| HN Mirror

Y	Hacker News new \| ask \| show \| jobs

by NumberWangMan 1179 days ago

> Please, elaborate. I'm actually very curious about the dangers of a text model that were non-existent beforehand.

I just mean that they are amplifiers. They grant people the ability to do more stuff. There are some people for whom the limiting factor in doing bad things to other people, like scamming them or hurting them, is that they didn't have the knowledge. You can use language models (without safety) to essentially carry on a fully automatic scam. You can use VALL-E (also a language model) to simulate someone's voice using only a 3-second sample. Red teamers testing the unsafe version of GPT-4 found that it would answer pretty much any sort of thing you asked it about, like "how do I kill lots of people". I'm expect them to be used for all sorts of targeted misinformation campaigns, multiplying fake messages and news many times over, and making it harder to spot.

I don't think they're particularly dangerous, yet. And maybe we'll figure out how to use them to stop the bad stuff too.

> Our current benchmark for "smartness" is how few questions these models refuse to answer. You are comparing "unaligned" models to aligned ones, and what you're really talking about is a safety filter that adversely affects the number of answers it can respond to. That does not inherently make it smarter by de-facto, just less selective.

I'm speaking about things unrelated to which questions it's willing to answer, like how the unaligned GPT-4 version was better writing code to draw a unicorn, and lost some of that ability as it was neutered a bit. (From the Sparks of AGI paper). One could count the ability to know when to self-censor as a form of intelligence. But in some way, I think of it like, a sociopath going further in politics because of being willing to use other people, which lots of people would feel bad about. Perhaps I should concede this point, though.

> It's a very nonscary and almost endearing form of intelligence, but I'd argue we're either already there or never reaching it. I need a better definition of intelligence.

I'm defining intelligence as the ability to act upon the world in an effective way to achieve a goal. GPT-4's "goal" (not necessarily in a conscious sense, just the thing it's been trained to do) is to output text that people would score highly, and it's extremely good at that. In that relatively narrow area, it's better than the average person by a good bit. The real question is, how well does it generalize? Earlier chess playing AI's couldn't do pretty much anything else. AlphaZero could learn to play Chess and Go, but in a sense was still two different AIs. GPT-4 was trained on text, but in the process also learned how to play chess (kinda, anyway!). Language models tend to make invalid moves, but often people are effectively asking them to play blind chess and keep the whole board state in mind, and I'd probably do that in the same situation.

> Current state-of-the-art AI does not really scare me. Even on it's current trajectory, I don't see AI's impact on the planet being that much different from the status quo in a decade.

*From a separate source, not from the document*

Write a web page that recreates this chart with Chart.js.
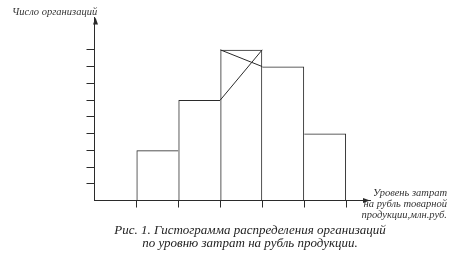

Ok, so that's the crux. I'm also not scared by current state-of-the-art, though I think it will transform the world. What I'm worried about is when we make something that doesn't just destroy jobs, but does every cognitive task way better than us. I can see it taking 20 or more years to reach that point, or something closer to 5, and it's really hard to say which it'll be. Maybe I'm overreacting, and there will be another AI winter. Or maybe all this money pouring into AI will result in someone stumbling onto something new.

I'm thinking about this, and I think there is definitely a possibility that you're right, and I really hope you are. I wouldn't bet humanity on it, on, of course, but I am a bit more hopeful than when I started writing this comment, so thanks for engaging with me on it.